The Pittsburgh Penguins have forced a game 7 in the Eastern Conference Finals. This is largely on the fact that their star players suddenly got some production in a dominant game 6 5-2 win over the Tampa Bay Lightning.

With Sidney Crosby having scored the team’s three game winning goals this series, the focus has shifted over to Evgeni Malkin. Will we see the destructive, lazy, penalty prone Malkin or will we see the “I am score!” Malkin?

This has pretty much everything to do with his ice time.

For those that missed it, I did a piece after round 1 on Malkin’s ice time per game in relation to team record, goals for and against, and also Malkin’s personal point production. The results were indisputably conclusive. I decided to follow up and see if that trend has continued throughout the playoffs.

One thing about Malkin, for how “invisible” the fans have found him, he’s only been held off the scoresheet 6 times out of 16 playoff games he’s suited up for(37%).
But with only one multi-point game, he hasn’t exactly taken anything over either. And again I’ll show you that to be effective he actually shouldn’t.

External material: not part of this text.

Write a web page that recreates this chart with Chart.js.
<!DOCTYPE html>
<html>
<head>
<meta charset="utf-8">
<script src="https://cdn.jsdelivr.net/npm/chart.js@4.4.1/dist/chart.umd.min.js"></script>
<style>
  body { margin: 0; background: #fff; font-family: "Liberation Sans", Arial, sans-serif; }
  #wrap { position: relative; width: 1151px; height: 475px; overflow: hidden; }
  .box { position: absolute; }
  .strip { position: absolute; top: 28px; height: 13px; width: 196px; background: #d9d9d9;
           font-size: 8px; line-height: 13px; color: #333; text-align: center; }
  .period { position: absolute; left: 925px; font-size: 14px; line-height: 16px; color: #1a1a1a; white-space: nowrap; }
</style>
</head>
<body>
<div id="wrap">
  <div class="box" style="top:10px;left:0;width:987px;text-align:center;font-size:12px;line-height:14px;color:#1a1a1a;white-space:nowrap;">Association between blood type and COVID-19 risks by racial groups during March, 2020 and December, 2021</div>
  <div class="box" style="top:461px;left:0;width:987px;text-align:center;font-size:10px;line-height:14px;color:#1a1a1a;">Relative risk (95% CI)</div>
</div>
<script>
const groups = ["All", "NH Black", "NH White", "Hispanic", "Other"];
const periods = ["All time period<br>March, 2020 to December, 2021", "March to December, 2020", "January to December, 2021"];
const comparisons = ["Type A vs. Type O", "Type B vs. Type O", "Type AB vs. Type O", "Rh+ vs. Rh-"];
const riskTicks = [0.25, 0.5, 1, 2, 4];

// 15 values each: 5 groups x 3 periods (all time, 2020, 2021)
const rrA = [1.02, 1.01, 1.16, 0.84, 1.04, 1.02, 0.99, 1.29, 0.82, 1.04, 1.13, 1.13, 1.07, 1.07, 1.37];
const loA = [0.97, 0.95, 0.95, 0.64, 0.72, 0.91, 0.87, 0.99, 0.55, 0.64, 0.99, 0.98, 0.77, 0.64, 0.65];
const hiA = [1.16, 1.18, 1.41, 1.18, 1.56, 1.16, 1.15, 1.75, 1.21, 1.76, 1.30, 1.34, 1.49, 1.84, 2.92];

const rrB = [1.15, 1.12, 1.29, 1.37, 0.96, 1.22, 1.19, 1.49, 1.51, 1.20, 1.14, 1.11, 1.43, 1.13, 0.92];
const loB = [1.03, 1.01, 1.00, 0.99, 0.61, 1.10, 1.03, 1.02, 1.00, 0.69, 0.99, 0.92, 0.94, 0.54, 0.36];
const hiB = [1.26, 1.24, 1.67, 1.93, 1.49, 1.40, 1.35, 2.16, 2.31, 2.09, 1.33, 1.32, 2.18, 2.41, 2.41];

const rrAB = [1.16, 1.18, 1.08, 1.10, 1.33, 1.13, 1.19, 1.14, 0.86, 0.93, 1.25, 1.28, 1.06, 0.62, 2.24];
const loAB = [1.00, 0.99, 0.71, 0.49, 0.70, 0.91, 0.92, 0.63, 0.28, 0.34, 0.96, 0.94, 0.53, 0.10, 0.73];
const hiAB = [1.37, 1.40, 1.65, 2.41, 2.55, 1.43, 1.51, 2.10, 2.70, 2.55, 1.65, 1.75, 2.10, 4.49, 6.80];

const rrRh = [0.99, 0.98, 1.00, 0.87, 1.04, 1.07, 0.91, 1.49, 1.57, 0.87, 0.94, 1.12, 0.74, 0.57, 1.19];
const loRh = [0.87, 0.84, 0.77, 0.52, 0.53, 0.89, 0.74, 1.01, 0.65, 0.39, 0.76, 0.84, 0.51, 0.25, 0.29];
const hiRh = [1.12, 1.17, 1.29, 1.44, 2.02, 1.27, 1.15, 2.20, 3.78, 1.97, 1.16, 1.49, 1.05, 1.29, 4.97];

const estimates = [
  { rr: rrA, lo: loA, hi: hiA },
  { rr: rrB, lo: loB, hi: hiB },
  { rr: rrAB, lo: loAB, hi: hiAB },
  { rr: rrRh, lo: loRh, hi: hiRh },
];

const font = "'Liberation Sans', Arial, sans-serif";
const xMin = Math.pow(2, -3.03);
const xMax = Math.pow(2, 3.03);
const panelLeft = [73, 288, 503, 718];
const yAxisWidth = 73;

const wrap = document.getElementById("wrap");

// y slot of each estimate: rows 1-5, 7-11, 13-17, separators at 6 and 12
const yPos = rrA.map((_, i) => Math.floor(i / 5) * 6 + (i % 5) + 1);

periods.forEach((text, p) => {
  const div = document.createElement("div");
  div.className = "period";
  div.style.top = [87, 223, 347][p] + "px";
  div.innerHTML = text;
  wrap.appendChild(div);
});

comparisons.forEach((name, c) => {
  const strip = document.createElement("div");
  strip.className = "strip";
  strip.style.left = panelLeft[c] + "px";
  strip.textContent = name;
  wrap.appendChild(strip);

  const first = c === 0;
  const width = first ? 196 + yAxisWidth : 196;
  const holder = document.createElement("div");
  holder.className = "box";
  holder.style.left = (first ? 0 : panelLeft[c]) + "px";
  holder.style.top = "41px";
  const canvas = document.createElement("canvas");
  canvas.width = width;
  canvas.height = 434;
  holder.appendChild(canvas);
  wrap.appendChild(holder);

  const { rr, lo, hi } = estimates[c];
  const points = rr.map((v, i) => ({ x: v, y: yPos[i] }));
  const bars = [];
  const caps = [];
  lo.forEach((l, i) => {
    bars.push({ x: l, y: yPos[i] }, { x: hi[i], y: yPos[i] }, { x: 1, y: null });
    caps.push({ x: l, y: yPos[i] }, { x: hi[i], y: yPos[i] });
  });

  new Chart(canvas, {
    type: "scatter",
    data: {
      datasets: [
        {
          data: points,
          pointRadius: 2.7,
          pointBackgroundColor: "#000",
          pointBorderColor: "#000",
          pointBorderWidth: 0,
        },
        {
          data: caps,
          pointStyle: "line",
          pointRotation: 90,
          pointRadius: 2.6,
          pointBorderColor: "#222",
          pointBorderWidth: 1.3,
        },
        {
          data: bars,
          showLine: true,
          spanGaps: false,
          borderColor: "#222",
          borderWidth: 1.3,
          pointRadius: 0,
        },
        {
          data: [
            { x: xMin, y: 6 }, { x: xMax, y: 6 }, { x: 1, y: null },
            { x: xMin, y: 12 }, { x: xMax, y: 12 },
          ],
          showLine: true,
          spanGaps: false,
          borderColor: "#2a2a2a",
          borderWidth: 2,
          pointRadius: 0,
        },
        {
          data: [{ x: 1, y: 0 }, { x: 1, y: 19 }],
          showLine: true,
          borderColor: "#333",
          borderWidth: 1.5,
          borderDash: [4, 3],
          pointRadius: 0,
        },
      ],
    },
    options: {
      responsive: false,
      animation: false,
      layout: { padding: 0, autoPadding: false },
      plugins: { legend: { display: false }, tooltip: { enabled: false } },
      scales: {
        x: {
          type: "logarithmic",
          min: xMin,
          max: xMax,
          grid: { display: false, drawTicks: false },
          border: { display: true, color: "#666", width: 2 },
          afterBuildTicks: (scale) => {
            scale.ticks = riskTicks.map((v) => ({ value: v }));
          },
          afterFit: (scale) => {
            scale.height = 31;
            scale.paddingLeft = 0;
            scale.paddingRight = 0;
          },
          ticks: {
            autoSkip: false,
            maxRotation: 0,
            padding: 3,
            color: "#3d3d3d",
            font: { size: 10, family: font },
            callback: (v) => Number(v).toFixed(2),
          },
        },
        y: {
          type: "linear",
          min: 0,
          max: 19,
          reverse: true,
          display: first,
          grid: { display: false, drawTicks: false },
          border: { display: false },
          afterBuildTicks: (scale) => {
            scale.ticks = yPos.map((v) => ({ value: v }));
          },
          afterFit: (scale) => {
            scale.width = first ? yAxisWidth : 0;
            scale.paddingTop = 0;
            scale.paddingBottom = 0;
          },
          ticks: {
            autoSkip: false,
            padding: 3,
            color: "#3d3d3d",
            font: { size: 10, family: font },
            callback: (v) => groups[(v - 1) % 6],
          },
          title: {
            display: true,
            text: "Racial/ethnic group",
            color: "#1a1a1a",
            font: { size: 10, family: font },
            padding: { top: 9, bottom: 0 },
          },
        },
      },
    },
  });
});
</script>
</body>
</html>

So far Geno has 4 goals(G) and 9 assists(A) for 13 points(P) and a points per game average(PPG) of 0.81. The Pens as a team so far are 7-4-2-2 (wins, losses, OT wins, OT losses) and average 3.18 goals for per game(GF) vs. 2.5 goals against per game(GA).

In 6 out of the 16 games, Malkin had over 19 minutes of ice time. In those 6 games his stats are: 1G, 2A, 3P, 0.5PPG, and scoreless 3 times (50%).
All of these are well below his playoff average. Even worse, in those same 6 games, the team record was O-4-1-1. That’s right. Just 1 OT win and zero regulation wins in 6 games. The team was outscored 20-13 for an embarrassing 2.16 GF, and they gave up 3.33 GA. The averages aren’t even close. As is proven twice now, Malkin playing 19 minutes or more just doesn’t work.

When the big fella plays between 17-19 minutes, things become more manageable. This has happened 4 times, and in these games he’s also managed 1G and 2A for 3P(0.75PPG) and was held scoreless just once (25%). These are pretty much on par with his averages. Amazingly. Where at these minutes Malkin is average, the team improves dramatically. The team stats are a 2-1-1 record, outscoring opponents 13-10 for 3.25GF and 2.5GA. Only once in these 4 games did the Pens score less than 3 goals(2). Between 17-19 minutes the team had zero regulation losses (1OT) compared to the exact opposite zero regulation wins at 19 plus minutes.

Again, here’s the kicker. Geno has 6 games at 17 minutes or less. He’s put up 2G 5A, 7P, for a miraculous 1.16 PPG. All this while never being held scoreless. Not only is he personally not human playing less than 17 minutes, the team is virtually unstoppable. The Pens in these 6 games are essentially perfect at 5-0-1-0 with ZERO losses in any form. They boast an unfair 4.16GF while conceding just 1.67GA.

Believe it or not, the evidence gets even more compelling. In arguably the 4 most convincing Pens victories of the playoffs to date (round 1 -games 4 and 5, round 2 – game 6, round 3 – game 6), only one time has Malkin played more than 18 minutes. This was game 6 vs Washington and it resulted in the only non-regulation win of the bunch. In the other three, he played 12:56, 15:01, and 15:27 respectively.

In the 4 worst showings (round 1 – game 2, round 2 – game 5, and round 3 – game 4) he played well over 19 minutes, including his only game over 20:00 (the 3-1 loss in game 5 to Washington).

Breaking it down by series works too, and we’ll focus on the task at hand, the Eastern Conference Finals. The Penguins have 3 wins against Tampa and in those games Malkin played 16:33, 18:16, and 15:27. They also have 3 losses. Those games featured Malkin at 19:39, 19:23, and 19:25.

To put it more plainly, 5 out of the 6 playoff losses so far have come when Malkin skates for more than 19 minutes, including every single loss in regulation. The 6th loss (in OT) came when he played more than 17 minutes.

Speaking of that particular loss. It stands as the ONE anomaly in this pattern. Game one against the Capitals ended in a 4-3 OT loss, yet Malkin had 17:27 ice time and picked up a goal. Even though it wasn’t a regulation loss, statistically it should have been a win, so I dug a little deeper. It turns out that in the first period of that game he had 5:24 ice time with a :46 second shift average. Washington won that period 1-0. In the third he had 5:26 and :40 and the teams tied 1-1. In the second period, which Pittsburgh won 2-1, Geno had just 3:56 of ice time on a :29 shift average. Oddly enough, he scored his goal in this period, during a 5 second shift.

No matter how many ways I look at it, every single stat points to success for both the Penguins as a team and Malkin as an individual when he plays less than 17 minutes a game, and the less ice time the better.